• [Aim of the exercise]: Return the lines below exactly, from the first line to the line that contains "import seaborn as sns". Leave out pictures.

• [Source data]:
* * *

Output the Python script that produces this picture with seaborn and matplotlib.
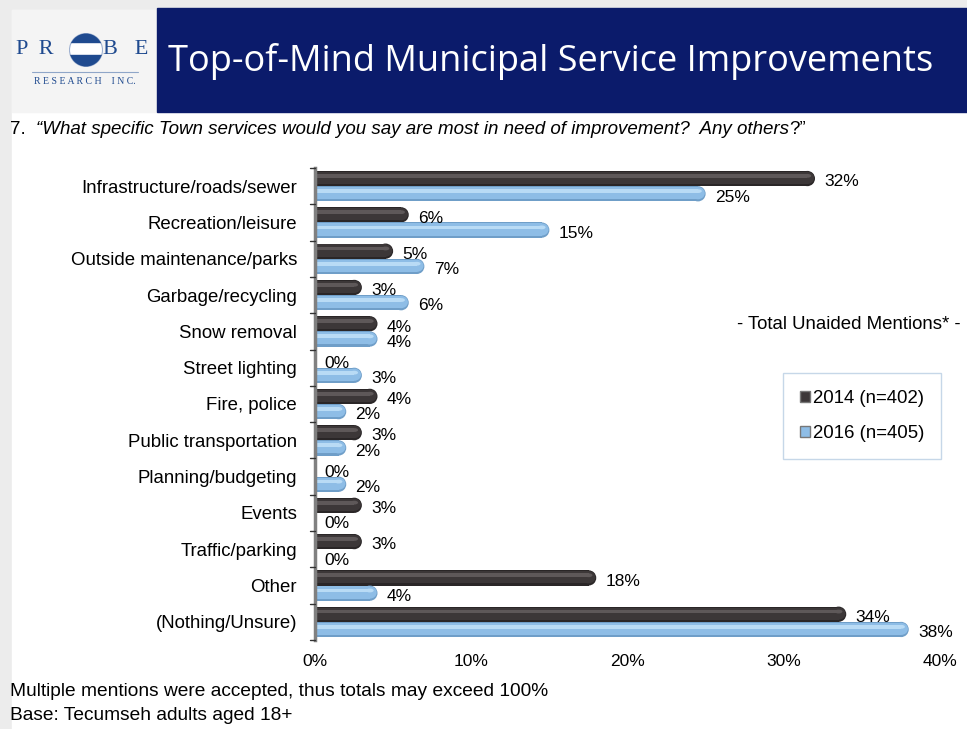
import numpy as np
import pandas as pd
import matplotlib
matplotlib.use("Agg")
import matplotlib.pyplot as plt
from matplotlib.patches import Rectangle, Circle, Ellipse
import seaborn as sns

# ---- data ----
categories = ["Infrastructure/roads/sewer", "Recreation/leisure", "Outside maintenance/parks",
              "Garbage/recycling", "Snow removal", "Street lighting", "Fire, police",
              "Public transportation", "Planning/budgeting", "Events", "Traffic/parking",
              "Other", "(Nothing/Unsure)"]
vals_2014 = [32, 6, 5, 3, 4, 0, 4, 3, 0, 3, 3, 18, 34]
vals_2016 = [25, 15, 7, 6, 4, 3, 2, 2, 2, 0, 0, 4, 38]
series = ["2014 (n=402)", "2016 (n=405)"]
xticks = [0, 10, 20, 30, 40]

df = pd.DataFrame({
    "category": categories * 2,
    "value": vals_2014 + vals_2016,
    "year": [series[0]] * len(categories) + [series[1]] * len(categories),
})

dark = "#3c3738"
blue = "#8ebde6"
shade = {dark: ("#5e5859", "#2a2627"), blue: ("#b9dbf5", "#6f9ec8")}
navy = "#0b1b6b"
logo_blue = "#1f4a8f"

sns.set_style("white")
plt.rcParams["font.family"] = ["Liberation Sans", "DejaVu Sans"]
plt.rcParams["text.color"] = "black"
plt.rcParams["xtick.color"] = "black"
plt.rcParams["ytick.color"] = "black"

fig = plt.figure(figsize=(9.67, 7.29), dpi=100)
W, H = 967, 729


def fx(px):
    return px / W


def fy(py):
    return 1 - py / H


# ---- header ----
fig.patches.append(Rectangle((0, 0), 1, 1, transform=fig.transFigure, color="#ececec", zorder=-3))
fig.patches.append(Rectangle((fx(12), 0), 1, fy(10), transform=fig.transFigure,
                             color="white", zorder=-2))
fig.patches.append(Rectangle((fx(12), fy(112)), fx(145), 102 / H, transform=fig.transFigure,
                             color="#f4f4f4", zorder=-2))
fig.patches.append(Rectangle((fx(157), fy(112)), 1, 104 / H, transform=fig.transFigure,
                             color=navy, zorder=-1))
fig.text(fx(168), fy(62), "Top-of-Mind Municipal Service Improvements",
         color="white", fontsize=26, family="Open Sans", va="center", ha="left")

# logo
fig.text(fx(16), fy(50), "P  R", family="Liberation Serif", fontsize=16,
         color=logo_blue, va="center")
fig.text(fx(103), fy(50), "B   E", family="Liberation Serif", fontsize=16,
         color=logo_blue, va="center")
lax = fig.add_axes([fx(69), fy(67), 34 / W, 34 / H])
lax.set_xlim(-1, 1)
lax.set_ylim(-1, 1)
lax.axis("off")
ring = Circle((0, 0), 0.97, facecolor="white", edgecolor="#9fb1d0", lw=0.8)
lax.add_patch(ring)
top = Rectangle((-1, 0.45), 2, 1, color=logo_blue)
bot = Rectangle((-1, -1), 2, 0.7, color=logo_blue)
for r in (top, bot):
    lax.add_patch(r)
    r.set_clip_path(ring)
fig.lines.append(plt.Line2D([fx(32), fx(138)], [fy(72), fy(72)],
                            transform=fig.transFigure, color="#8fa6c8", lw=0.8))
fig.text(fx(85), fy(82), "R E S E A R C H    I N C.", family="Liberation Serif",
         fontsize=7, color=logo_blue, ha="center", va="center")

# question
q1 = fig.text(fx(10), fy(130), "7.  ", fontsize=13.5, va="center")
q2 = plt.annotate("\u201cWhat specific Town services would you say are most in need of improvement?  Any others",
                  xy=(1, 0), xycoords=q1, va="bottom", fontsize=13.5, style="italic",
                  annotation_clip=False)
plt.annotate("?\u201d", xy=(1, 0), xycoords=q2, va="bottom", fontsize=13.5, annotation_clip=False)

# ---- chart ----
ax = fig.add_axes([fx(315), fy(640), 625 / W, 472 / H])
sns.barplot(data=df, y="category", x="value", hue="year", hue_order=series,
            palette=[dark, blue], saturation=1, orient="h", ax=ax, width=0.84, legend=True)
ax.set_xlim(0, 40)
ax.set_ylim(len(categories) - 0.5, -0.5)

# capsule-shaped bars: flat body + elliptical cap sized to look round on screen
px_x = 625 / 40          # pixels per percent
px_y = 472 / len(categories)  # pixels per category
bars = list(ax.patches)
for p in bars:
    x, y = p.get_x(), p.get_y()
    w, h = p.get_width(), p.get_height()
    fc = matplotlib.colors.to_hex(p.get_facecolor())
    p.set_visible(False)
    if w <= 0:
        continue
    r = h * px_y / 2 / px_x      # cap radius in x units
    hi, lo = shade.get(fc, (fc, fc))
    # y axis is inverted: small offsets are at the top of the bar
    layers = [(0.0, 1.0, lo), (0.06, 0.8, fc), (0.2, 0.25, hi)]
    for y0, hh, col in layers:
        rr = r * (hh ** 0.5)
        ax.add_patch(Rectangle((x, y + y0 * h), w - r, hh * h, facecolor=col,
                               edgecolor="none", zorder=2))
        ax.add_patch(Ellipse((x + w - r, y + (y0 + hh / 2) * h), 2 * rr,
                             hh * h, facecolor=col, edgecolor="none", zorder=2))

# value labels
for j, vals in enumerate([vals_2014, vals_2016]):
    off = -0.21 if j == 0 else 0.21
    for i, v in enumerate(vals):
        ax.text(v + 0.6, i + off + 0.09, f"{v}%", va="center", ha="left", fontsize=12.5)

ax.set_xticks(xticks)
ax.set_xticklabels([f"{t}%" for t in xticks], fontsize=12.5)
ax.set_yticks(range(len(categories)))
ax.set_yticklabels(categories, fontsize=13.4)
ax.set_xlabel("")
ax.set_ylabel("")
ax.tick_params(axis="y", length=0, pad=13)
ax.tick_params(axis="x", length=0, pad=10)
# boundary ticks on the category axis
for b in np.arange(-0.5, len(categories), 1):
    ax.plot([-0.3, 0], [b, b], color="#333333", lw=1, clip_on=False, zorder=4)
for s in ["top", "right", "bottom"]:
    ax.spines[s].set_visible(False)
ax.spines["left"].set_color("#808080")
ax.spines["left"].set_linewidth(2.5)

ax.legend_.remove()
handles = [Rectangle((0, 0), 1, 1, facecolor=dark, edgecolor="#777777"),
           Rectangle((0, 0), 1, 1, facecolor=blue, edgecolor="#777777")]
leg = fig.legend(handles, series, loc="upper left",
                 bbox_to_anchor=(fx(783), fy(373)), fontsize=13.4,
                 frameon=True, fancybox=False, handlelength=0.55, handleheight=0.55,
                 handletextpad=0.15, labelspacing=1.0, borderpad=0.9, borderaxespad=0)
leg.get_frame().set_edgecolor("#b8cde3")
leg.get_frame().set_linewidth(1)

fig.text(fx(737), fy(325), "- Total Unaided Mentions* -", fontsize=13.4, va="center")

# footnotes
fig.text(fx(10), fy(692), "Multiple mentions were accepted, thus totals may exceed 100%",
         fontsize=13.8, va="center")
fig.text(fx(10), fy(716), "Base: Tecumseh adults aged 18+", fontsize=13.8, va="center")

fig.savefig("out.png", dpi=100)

* * *

• [The result]:
Output the Python script that produces this picture with seaborn and matplotlib.
import numpy as np
import pandas as pd
import matplotlib
matplotlib.use("Agg")
import matplotlib.pyplot as plt
from matplotlib.patches import Rectangle, Circle, Ellipse
import seaborn as sns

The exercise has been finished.